A focus on mental health training is helping to turn a suicide-hit prison around, a governor has said.
Twenty men at HMP Woodhill have taken their lives since 2011 in total, a death rate described as "staggering" by HM Inspectorate of Prisons in June.
But there has only been one death since December 2016.
Governor Nicola Marfleet said more staff and a "range of training" in mental health issues had made a difference.
HMP Woodhill holds more than 600 men, mainly remand prisoners and those serving short sentences, alongside a small number of category A high-security prisoners.
Ms Marfleet said about 80% of the prisoners had mental health issues.
In the five years to 2017, it was the prison with the highest suicide rate in England and Wales with eight deaths in 2016 alone.
There were no deaths between 12 December 2016 and 10 May 2018.
Ms Marfleet said that 2016 was "devastating" and since then more staff had been recruited and they were being trained in mental health issues.

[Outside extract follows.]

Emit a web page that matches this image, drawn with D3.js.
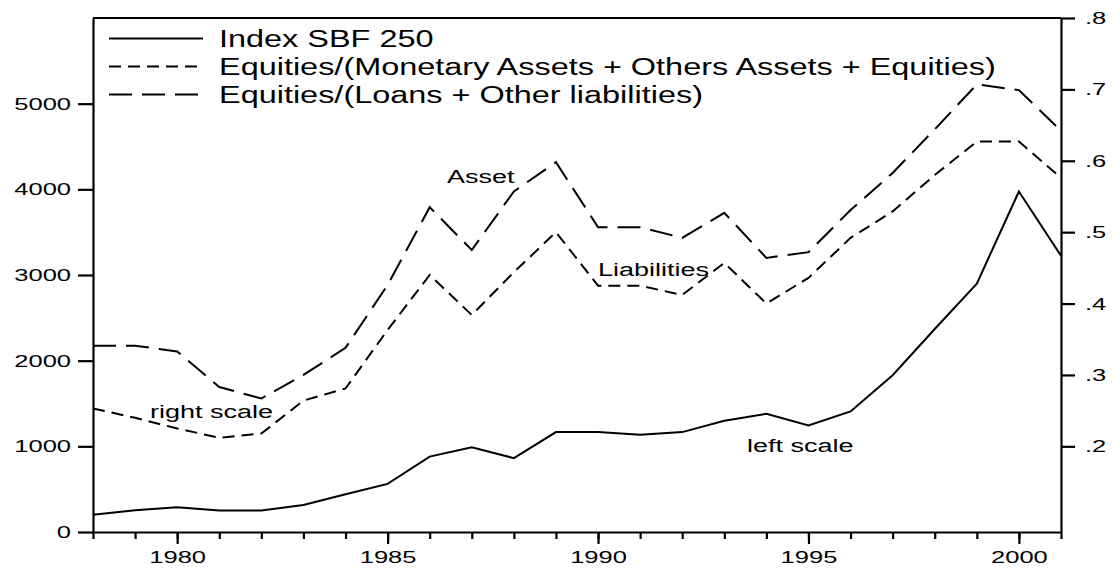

She said after periods of being up to 80 officers down out of 340, they were "finally at full staffing figures".
"What I knew about mental health before I worked at Woodhill is far less than I know now. We've had a whole range of training... and we make sure every single man coming through our reception is seen by mental health," she said.
"We encourage our prison officers to play pool with the men because that builds up easy banter, that relationship that gives me hope when somebody is in crisis and needs help they will come and say," she said.
"I think there will always be risk of another death but one of the things we are doing is making sure that we can say we have done the best that we are able to do."
In September, an Independent Monitoring Board (IMB) inspection report blamed "high levels of boredom" for a rise in violence and self-harm at the prison.
Andy Baxter of the Prison Officers Association said "We welcome any additional training and support in dealing with any issues of self-harm and suicide.
"We feel the project in place at HMP Woodhill would be of benefit to the prison service if rolled out nationally."
Peter Dawson, director of the Prison Reform Trust, said: "The passion and the care that Nicola and her staff give to this is obvious.... New staff is absolutely the answer but it will take time... it takes years to learn those skills and get those instincts."